# Directive
Your answer should be one number: the count of lines in these entries that hold the word "with".

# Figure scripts
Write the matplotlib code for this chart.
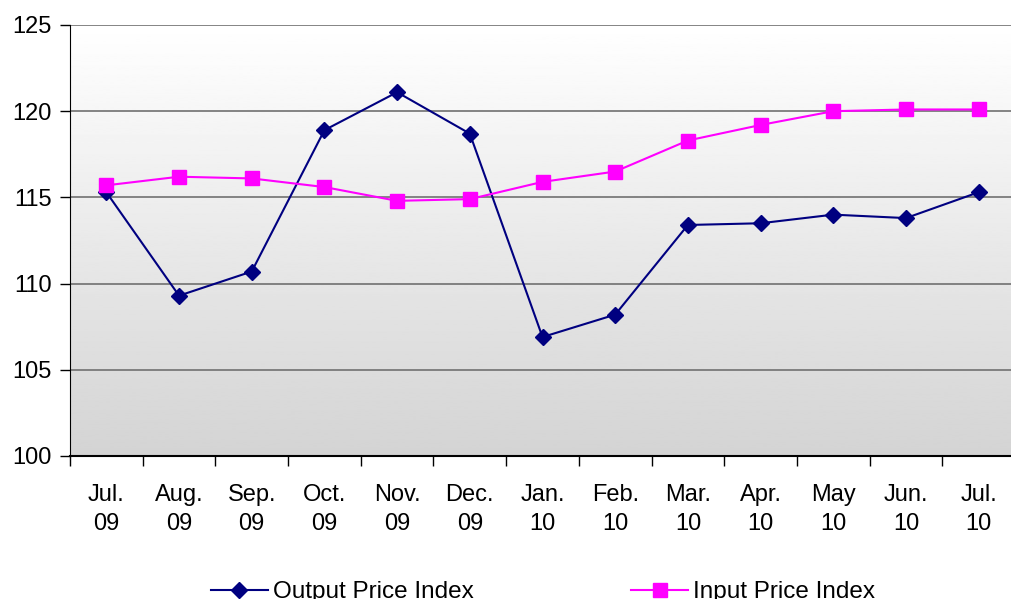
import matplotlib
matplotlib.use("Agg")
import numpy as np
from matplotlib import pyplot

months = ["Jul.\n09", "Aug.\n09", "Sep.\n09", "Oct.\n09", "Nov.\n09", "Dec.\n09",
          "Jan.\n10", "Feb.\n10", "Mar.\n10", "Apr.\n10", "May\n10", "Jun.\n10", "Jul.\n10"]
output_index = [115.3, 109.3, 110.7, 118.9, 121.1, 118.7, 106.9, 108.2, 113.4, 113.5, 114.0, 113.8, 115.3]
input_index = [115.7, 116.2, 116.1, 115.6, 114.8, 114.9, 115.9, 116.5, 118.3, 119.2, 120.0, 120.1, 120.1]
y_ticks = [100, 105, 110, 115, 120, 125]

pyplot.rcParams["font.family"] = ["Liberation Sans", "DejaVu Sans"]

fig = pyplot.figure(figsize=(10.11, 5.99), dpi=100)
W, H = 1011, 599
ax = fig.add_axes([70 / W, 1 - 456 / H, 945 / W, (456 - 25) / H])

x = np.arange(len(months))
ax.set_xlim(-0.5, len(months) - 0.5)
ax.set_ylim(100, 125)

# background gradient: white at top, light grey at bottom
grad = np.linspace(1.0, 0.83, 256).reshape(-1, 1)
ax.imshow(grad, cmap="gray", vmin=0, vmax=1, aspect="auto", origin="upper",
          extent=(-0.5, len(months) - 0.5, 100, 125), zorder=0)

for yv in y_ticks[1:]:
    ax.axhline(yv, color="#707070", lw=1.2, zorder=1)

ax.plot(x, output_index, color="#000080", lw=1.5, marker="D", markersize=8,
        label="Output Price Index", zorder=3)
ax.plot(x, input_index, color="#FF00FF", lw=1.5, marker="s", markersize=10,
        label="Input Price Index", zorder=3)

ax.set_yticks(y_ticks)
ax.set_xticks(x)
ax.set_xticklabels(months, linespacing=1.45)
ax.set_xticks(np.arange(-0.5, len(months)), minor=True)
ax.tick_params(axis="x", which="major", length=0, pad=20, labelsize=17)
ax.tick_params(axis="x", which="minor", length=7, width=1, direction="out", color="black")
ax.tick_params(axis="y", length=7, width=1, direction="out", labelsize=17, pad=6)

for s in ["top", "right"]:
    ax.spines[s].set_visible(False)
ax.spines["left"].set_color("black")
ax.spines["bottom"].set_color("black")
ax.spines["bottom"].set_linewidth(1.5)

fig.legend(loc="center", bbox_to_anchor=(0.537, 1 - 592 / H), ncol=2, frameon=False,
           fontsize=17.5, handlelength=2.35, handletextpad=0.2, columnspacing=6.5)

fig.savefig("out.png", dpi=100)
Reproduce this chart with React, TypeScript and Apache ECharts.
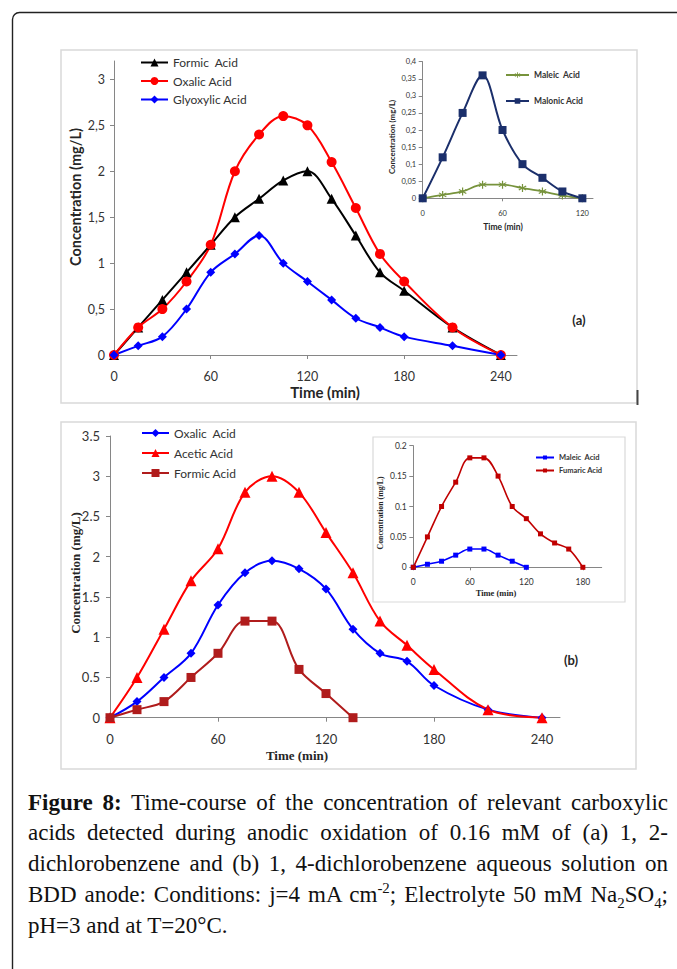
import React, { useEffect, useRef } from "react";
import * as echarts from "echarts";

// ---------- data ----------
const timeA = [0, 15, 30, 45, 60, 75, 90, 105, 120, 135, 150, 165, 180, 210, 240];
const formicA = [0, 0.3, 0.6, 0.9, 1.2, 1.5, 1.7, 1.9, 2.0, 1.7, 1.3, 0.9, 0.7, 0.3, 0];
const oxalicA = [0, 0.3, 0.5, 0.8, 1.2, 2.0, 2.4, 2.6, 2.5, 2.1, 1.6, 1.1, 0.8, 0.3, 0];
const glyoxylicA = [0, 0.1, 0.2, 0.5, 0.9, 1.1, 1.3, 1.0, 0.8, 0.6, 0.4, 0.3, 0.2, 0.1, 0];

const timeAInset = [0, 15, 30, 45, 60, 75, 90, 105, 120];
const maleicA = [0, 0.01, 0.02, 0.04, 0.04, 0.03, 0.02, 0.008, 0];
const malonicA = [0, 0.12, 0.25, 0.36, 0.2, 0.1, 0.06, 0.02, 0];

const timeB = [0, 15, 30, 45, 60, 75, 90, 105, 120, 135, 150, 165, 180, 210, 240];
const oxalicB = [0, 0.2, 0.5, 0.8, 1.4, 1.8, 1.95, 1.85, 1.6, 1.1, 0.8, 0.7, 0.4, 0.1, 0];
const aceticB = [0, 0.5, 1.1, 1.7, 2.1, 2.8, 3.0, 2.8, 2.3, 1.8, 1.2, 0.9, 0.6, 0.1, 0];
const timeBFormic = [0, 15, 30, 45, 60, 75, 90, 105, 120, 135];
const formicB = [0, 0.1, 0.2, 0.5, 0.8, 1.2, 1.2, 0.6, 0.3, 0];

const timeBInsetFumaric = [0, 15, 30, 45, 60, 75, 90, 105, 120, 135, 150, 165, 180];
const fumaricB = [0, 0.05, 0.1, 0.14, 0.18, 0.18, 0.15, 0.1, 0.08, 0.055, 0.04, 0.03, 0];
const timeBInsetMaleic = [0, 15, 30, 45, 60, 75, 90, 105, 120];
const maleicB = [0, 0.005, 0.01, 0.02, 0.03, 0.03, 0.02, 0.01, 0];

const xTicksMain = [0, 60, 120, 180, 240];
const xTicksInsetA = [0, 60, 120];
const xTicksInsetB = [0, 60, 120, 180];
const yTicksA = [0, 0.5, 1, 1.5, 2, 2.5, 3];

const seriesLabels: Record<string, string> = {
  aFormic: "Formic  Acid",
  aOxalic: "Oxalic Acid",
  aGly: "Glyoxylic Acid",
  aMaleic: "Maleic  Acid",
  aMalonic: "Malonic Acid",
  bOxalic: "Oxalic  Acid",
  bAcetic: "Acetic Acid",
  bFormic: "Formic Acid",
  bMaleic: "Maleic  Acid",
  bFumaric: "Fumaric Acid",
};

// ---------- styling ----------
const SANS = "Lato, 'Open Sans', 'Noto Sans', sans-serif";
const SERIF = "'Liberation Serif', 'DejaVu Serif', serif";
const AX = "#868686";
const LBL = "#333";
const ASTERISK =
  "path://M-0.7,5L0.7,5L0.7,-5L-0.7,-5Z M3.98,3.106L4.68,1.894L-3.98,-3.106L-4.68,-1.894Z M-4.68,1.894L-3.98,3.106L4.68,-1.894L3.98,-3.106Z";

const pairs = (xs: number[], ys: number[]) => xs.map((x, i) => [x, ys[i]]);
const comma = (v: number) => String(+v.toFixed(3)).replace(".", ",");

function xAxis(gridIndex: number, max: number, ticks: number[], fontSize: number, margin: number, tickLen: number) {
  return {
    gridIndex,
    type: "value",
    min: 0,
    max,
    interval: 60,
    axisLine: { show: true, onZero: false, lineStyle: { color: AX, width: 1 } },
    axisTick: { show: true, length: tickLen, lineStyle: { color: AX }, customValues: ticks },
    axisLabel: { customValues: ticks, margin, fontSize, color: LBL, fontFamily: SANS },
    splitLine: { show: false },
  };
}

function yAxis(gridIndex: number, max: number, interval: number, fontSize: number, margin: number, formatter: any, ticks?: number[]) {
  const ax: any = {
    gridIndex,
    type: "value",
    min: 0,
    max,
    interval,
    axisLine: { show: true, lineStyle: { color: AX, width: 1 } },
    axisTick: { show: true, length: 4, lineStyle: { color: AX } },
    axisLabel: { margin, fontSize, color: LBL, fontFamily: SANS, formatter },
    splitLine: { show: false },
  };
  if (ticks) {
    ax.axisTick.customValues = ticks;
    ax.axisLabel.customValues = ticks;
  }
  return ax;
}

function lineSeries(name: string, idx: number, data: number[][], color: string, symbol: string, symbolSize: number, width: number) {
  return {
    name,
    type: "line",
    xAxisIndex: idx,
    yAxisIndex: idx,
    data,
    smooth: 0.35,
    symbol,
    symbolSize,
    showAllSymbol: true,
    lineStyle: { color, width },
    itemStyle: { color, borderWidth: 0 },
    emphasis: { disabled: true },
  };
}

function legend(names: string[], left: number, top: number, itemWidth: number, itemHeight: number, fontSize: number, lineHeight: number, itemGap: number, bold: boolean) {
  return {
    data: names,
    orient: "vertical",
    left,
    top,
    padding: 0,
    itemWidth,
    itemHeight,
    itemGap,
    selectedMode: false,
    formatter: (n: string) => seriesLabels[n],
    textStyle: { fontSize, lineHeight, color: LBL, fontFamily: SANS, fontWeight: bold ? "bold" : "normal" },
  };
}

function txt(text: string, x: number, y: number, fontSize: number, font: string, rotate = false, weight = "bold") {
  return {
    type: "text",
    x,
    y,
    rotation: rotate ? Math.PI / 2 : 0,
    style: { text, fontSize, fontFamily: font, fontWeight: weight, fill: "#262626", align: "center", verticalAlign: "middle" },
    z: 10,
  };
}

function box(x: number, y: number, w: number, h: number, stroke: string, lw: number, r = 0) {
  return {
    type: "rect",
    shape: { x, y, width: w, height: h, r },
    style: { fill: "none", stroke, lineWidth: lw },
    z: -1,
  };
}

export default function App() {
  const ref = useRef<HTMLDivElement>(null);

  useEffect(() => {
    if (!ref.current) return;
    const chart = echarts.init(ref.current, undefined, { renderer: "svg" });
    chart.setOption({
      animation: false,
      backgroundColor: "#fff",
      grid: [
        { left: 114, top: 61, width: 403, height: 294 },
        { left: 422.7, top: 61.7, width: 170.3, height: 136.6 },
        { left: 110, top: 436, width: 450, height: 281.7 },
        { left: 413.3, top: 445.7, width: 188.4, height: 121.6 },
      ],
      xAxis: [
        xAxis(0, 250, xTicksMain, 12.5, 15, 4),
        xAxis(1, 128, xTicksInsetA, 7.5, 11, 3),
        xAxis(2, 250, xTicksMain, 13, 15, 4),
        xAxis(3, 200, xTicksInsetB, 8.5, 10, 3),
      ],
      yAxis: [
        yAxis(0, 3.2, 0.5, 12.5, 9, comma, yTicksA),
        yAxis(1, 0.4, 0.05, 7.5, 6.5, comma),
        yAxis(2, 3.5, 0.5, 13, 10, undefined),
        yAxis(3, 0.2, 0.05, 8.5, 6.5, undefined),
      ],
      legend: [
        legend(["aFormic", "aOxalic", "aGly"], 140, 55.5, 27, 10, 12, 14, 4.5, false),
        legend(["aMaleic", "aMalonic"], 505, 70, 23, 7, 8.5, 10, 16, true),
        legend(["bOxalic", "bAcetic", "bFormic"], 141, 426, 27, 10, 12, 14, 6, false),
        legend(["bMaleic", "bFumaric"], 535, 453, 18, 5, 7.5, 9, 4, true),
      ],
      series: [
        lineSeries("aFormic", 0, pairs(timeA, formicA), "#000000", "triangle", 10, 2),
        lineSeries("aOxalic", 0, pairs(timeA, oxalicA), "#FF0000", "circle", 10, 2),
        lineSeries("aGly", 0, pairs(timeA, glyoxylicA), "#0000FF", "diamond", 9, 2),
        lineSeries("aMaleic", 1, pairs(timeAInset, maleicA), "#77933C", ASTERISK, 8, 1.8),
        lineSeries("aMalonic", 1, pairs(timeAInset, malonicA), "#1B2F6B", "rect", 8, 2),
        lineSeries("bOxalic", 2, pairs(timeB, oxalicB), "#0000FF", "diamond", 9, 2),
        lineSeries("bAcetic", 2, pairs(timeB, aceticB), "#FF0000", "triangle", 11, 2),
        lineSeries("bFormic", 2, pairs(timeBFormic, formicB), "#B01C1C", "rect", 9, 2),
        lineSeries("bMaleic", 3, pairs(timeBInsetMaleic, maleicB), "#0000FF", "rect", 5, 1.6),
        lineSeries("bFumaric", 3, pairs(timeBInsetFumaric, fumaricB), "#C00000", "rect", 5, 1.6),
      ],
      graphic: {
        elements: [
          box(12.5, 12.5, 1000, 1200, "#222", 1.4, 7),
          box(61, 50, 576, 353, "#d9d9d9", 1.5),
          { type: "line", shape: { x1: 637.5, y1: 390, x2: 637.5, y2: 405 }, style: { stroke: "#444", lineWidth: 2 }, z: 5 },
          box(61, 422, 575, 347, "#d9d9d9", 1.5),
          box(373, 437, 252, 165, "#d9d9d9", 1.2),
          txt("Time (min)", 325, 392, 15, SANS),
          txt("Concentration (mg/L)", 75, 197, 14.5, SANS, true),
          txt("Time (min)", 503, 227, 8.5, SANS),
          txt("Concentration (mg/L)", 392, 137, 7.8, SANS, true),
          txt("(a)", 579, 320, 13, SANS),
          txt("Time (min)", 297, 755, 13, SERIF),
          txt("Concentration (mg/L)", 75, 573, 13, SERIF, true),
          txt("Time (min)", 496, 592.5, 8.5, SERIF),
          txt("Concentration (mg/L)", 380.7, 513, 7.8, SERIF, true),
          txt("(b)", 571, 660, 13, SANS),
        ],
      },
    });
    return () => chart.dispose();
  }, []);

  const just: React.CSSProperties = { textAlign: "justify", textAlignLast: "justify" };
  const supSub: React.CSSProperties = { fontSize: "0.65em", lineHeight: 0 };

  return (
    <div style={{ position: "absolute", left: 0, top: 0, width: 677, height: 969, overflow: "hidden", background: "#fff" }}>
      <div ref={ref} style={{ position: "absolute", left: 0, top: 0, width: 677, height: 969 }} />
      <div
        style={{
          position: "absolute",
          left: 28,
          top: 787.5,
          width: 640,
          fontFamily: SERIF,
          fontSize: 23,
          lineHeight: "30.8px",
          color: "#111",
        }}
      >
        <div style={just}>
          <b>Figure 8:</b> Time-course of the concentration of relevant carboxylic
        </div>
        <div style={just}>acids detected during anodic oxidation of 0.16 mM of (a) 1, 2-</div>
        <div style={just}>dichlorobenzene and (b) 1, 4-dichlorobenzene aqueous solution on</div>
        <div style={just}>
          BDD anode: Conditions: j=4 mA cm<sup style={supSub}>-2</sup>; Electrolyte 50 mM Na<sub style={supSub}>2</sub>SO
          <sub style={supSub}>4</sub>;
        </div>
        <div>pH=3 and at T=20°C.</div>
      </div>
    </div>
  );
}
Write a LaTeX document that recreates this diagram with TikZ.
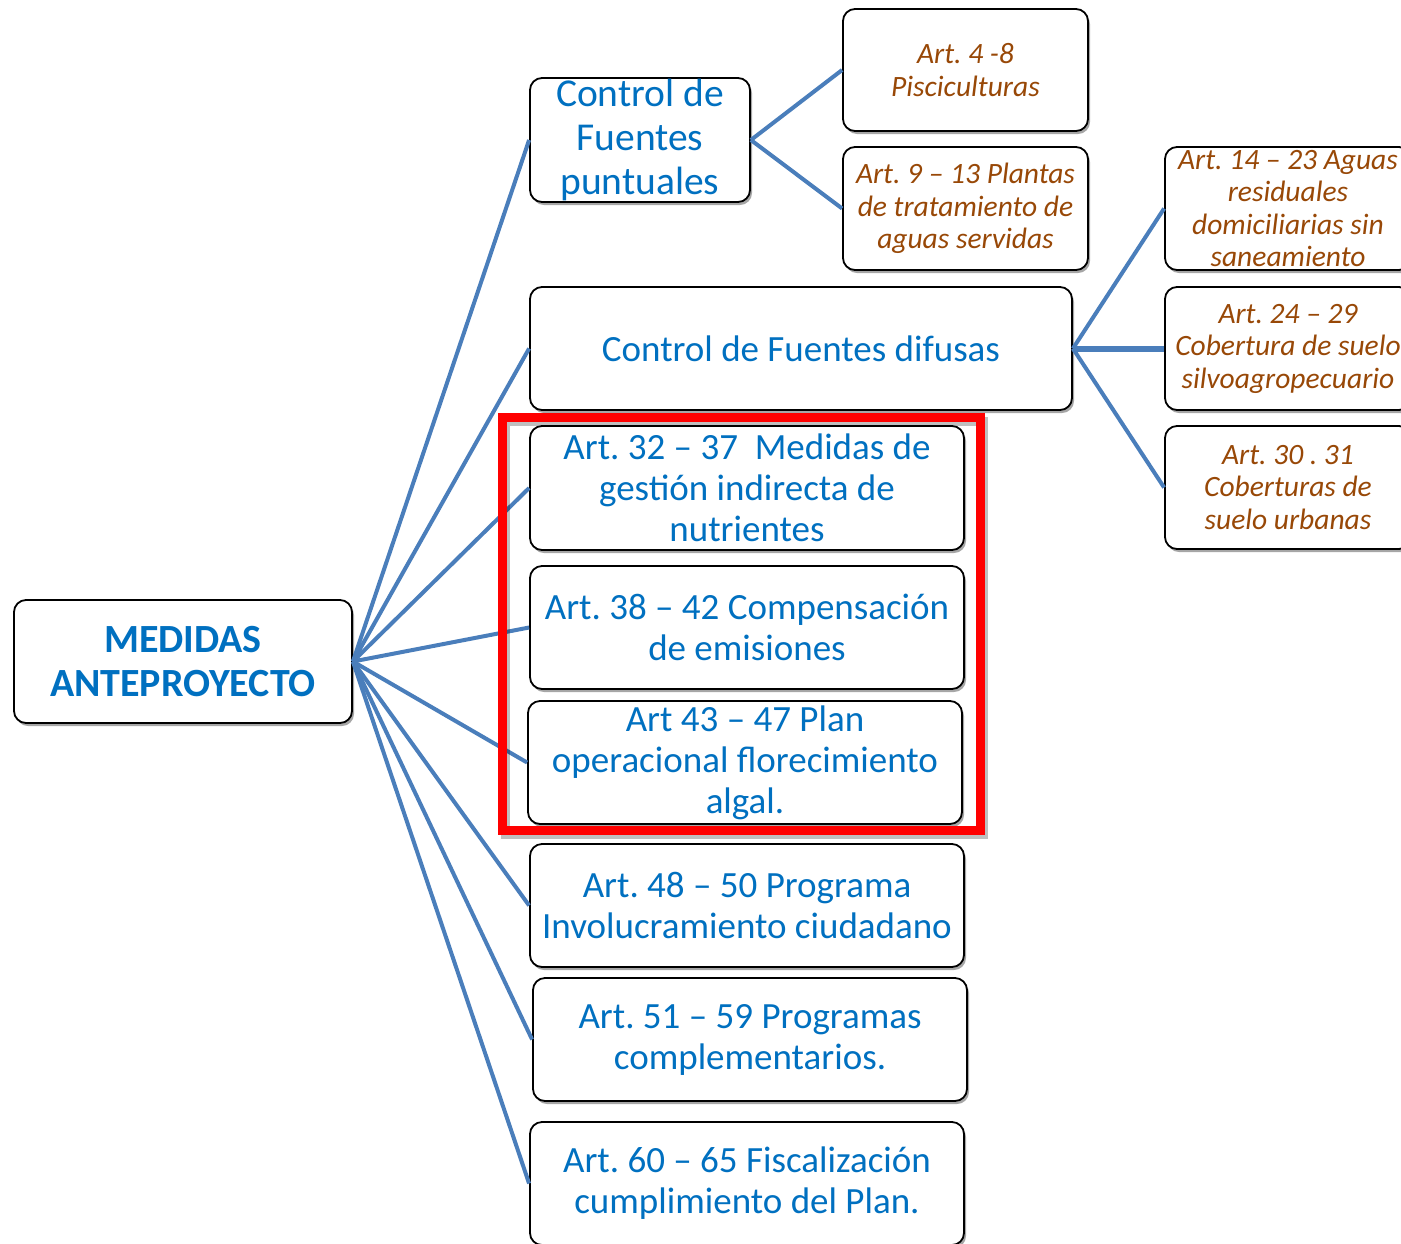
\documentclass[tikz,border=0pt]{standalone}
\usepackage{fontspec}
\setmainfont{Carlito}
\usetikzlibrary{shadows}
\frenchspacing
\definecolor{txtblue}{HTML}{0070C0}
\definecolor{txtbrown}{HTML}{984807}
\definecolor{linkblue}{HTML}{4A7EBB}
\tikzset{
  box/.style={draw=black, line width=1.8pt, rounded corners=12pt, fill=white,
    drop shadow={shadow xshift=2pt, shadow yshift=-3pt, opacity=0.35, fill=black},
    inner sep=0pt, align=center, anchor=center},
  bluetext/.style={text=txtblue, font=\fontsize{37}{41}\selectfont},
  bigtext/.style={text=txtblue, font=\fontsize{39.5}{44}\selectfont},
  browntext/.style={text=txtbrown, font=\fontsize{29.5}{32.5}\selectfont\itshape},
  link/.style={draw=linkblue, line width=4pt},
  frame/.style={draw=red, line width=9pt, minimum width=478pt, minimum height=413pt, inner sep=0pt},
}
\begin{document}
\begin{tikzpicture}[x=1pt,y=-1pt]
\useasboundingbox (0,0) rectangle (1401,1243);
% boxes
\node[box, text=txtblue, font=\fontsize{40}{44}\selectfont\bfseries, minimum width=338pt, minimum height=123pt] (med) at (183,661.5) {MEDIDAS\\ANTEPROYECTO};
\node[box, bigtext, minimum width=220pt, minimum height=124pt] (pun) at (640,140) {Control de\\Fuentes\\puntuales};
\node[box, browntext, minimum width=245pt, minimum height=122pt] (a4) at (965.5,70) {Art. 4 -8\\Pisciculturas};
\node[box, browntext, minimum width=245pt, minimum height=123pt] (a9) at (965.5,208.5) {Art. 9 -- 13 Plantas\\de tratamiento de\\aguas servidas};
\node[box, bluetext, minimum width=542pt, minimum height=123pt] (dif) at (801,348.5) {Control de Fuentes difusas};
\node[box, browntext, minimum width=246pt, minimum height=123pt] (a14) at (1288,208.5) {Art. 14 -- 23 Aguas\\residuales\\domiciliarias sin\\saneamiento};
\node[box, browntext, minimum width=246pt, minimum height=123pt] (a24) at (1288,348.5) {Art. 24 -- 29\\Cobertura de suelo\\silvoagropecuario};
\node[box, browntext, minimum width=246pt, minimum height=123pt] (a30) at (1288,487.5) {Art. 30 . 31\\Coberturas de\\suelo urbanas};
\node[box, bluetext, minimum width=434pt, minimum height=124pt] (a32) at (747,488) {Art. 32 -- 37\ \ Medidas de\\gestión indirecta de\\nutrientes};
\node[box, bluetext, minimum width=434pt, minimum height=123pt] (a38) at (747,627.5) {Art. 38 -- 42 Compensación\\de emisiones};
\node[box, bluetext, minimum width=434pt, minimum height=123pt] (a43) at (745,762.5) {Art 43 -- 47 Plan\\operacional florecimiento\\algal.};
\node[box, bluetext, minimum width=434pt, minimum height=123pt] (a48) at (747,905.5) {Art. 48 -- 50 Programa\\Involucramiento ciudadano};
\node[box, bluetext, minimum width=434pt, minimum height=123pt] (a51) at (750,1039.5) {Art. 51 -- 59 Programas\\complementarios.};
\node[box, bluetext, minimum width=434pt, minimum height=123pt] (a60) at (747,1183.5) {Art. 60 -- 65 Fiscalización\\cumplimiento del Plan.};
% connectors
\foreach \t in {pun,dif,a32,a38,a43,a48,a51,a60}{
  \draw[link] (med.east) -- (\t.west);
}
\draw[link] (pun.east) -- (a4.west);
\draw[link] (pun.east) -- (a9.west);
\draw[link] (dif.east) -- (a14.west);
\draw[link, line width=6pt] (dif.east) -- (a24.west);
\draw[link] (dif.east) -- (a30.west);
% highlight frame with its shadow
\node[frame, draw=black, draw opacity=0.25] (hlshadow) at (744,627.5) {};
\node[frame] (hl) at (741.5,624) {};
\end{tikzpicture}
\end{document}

# Response to this task
3